Across here to there
I stepped into the bingo hall with a newfound optimism inside me. I have never won anything at bingo, not even the gift certificates they give out at intermission. Everyone I know has won at least something, and I was always the lonely bald sheep with no bingo credentials. Being shot down by the laughter of winners and good luck trolls of lucky old bags, I made the decision to keep my head high and dabber ready. This is what I thought when I ENTERED the bingo hall...
I sat down and had an immediate reaction that I started to notice was recurring. As soon as the caller starts calling out numbers, I start to fall asleep. Now, every bingo caller across the world has an annoying, nasal twang to them, slicked back greasy ass hair, and randomly say "thank you" in the middle of a game after calling a random number. What the hell is he saying thank you to? Is it to someone in the front row that got that much closer to winning, but didn't actually win yet? Did he fart and the guy behind him commented that he smells like ass? I know I would say thank you to that.

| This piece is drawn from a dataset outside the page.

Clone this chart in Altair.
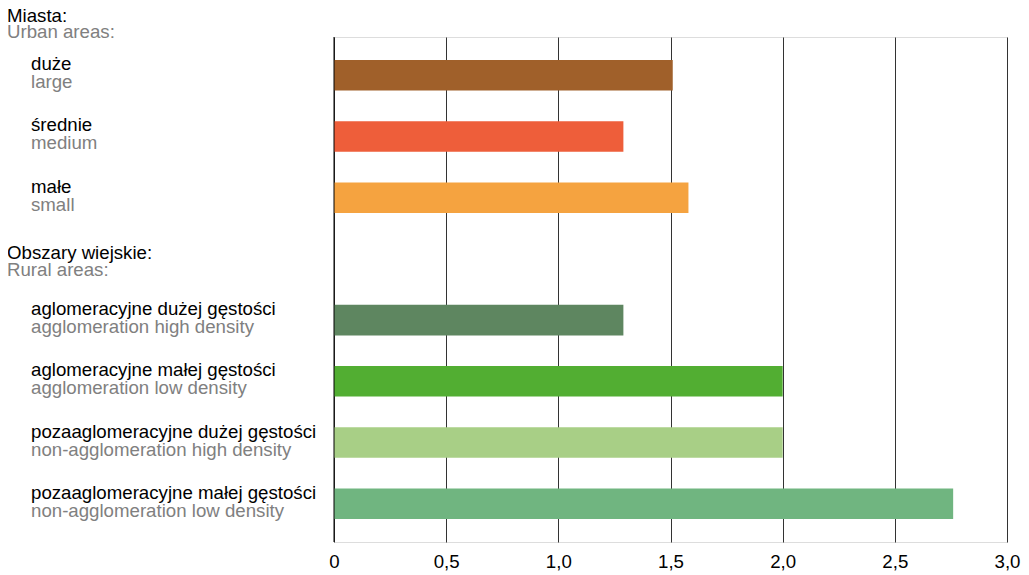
import altair as alt
import pandas as pd

# ---- data ----
urban_header = ["Miasta:", "Urban areas:"]
rural_header = ["Obszary wiejskie:", "Rural areas:"]
urban_pl = ["duże", "średnie", "małe"]
urban_en = ["large", "medium", "small"]
urban_values = [1.51, 1.29, 1.58]
rural_pl = [
    "aglomeracyjne dużej gęstości",
    "aglomeracyjne małej gęstości",
    "pozaaglomeracyjne dużej gęstości",
    "pozaaglomeracyjne małej gęstości",
]
rural_en = [
    "agglomeration high density",
    "agglomeration low density",
    "non-agglomeration high density",
    "non-agglomeration low density",
]
rural_values = [1.29, 2.0, 2.0, 2.76]
colors = ["#A0602A", "#EE5E3A", "#F5A340", "#5E8660", "#52AE32", "#A8CF86", "#70B580"]
x_ticks = [0, 0.5, 1.0, 1.5, 2.0, 2.5, 3.0]

items_pl = urban_pl + rural_pl
items_en = urban_en + rural_en
values = urban_values + rural_values
row_domain = urban_pl + [rural_header[0]] + rural_pl

bars_df = pd.DataFrame({"key": items_pl, "pl": items_pl, "en": items_en, "value": values})
rural_df = pd.DataFrame({"key": [rural_header[0]], "pl": [rural_header[0]], "en": [rural_header[1]]})
urban_df = pd.DataFrame({"pl": [urban_header[0]], "en": [urban_header[1]]})

FONT = "Liberation Sans"
FS = 18.67
GRAY = "#808080"

yscale = alt.Scale(domain=row_domain, paddingInner=0.5, paddingOuter=0.375)
ycode = alt.Y("key:N", scale=yscale, axis=None, sort=row_domain)

bars = alt.Chart(bars_df).mark_bar().encode(
    x=alt.X(
        "value:Q",
        scale=alt.Scale(domain=[0, 3], nice=False),
        axis=alt.Axis(
            values=x_ticks,
            title=None,
            grid=True,
            gridColor="#333333",
            gridOpacity=1,
            gridWidth=1,
            domain=False,
            ticks=False,
            labelFlush=False,
            labelPadding=10,
            labelFontSize=FS,
            labelColor="black",
            labelFont=FONT,
            labelExpr="datum.value == 0 ? '0' : (floor(datum.value) + ',' + round((datum.value - floor(datum.value)) * 10))",
        ),
    ),
    y=ycode,
    color=alt.Color("pl:N", scale=alt.Scale(domain=items_pl, range=colors), legend=None),
)

zero_rule = alt.Chart(pd.DataFrame({"v": [0]})).mark_rule(color="black", strokeWidth=1).encode(
    x=alt.X("v:Q", scale=alt.Scale(domain=[0, 3], nice=False))
)

pl_text = alt.Chart(bars_df).mark_text(
    align="left", baseline="alphabetic", dy=-5, fontSize=FS, font=FONT, color="black"
).encode(y=ycode, x=alt.value(-303), text="pl:N")

en_text = alt.Chart(bars_df).mark_text(
    align="left", baseline="alphabetic", dy=13, fontSize=FS, font=FONT, color=GRAY
).encode(y=ycode, x=alt.value(-303), text="en:N")

rural_pl_text = alt.Chart(rural_df).mark_text(
    align="left", baseline="alphabetic", dy=0, fontSize=FS, font=FONT, color="black"
).encode(y=ycode, x=alt.value(-327), text="pl:N")

rural_en_text = alt.Chart(rural_df).mark_text(
    align="left", baseline="alphabetic", dy=17, fontSize=FS, font=FONT, color=GRAY
).encode(y=ycode, x=alt.value(-327), text="en:N")

urban_pl_text = alt.Chart(urban_df).mark_text(
    align="left", baseline="alphabetic", fontSize=FS, font=FONT, color="black"
).encode(y=alt.value(-15.5), x=alt.value(-327), text="pl:N")

urban_en_text = alt.Chart(urban_df).mark_text(
    align="left", baseline="alphabetic", fontSize=FS, font=FONT, color=GRAY
).encode(y=alt.value(1.0), x=alt.value(-327), text="en:N")

chart = alt.layer(
    bars, zero_rule, pl_text, en_text, rural_pl_text, rural_en_text, urban_pl_text, urban_en_text
).properties(
    width=673,
    height=505,
    autosize=alt.AutoSizeParams(type="none"),
    padding={"left": 326, "top": 29, "right": 14, "bottom": 31},
).configure_view(stroke=None).configure(font=FONT)

chart.save("out.html", embed_options={"renderer": "svg", "actions": False})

As my eyes grew heavy and cards became blurry, I tried to resist every urge not to fall asleep. I then started to think that his calls were more and more soothing, especially during the 3-second coverall game. He called those numbers so fast, so accurately. I then started to think that when I have kids, instead of reading them bedtime stories, I will call bingo numbers out to them. They won't have to mark cards or anything, and even if I made them do that they would fall asleep after the first few calls anyway. After the whole Baby Einstein scam that people were lured in by, I decided that I could lure in the same people by creating an infomercial that guarantees sleep for your children with certain patterns of calling numbers. Want them to sleep when they're upset? Easy. Call out all "B" numbers. Want them to have nice dreams? Call out "O 69" over and over again. I've got all sorts of crazy shit happening around me. Here are some more:
1) I was out last week and ordered a vodka seltzer. Smatrick ordered the same, and The Mighty Bhor ordered a captain and coke. All of our drinks came with fruit in them, and I hate fruit with any drink. It's not about the flavor of the fruit, but more about manliness in drinks. And since my drink is already on the fence, I never like to take any chances. I threw my fruit into Smatricks glass and Bhor did the same. I thought it was funny how we unknowingly threw it in his glass, but what was better was that he gladly accepted the fruit, and pushed the fruit basket down into his drink with his straw to mix it in. He did this out of instinct as well. It's a common social assumption that fruit is for girly drinks and he's accepting the fruit with open arms. Hmmmmmmmmmmmmmmmmmmmmmmmmmmm...
2) That same night we were at a bar and started talking about Tums. On the back of each Tums container, it says not to exceed 7 tablets in 24 hours. We started to think about why there is such a warning, and the Mighty Bhor busted out with, "So, what happens you think? You eat more than 7 Tums and you just start shitting everywhere?"
I looked over at Smatrick. he laughed nervously, and said, "Uh, want a shot?"
He escaped to the bar, shoving women and children out of his way and buried himself amongst the other thirsty patrons.
Man is he wieird.
3) My best friend from Orlando called and told me he met an actor. I asked, "Who was it?"
"It was the guy from Fast and the Furious 4."
WHO THE FUCK IS THAT?
4) I was at Ms. Jameson's house and she had her best friends over for lunch. We were all talking and having a great time when the subject of dog treats came up. The one friend (let's call her Megan) asked if anyone knew about dog cupcakes and cookies. I had seen them before, and raised my hand like a third grader with the correct answer. She then went on to say:
"Don't the cupcakes for dogs look delicious? They look better than human cupcakes. You ever try one? I'm embarrassed to say this, but I tried one. And let me tell you, it was delicious. I bought one for myself."
I couldn't believe my ears. I asked, "Did you really try it? Like, really?"
She replied, "Oh yeah. It looked so good and it WAS GOOD."
I wanted to excuse myself from the table before laughing, but it was like being in a classroom again and trying not to laugh in front of the teacher. I couldn't hold it in. I laughed. Obnoxiously. Right in her face. Tears rolling down my face. Bursts of "I can't believe you ate dog food!" and "That's so weird!" came out of my mouth like an erupting volcano. Couldn't. Stop. Laughing.
After it was all calmed down, I was still laughing, even more obnoxiously. The rest of the table seemed to fizzle on the joke, but I remained fully amused. Yes, I was THAT guy at the table. Perfectly fine with me.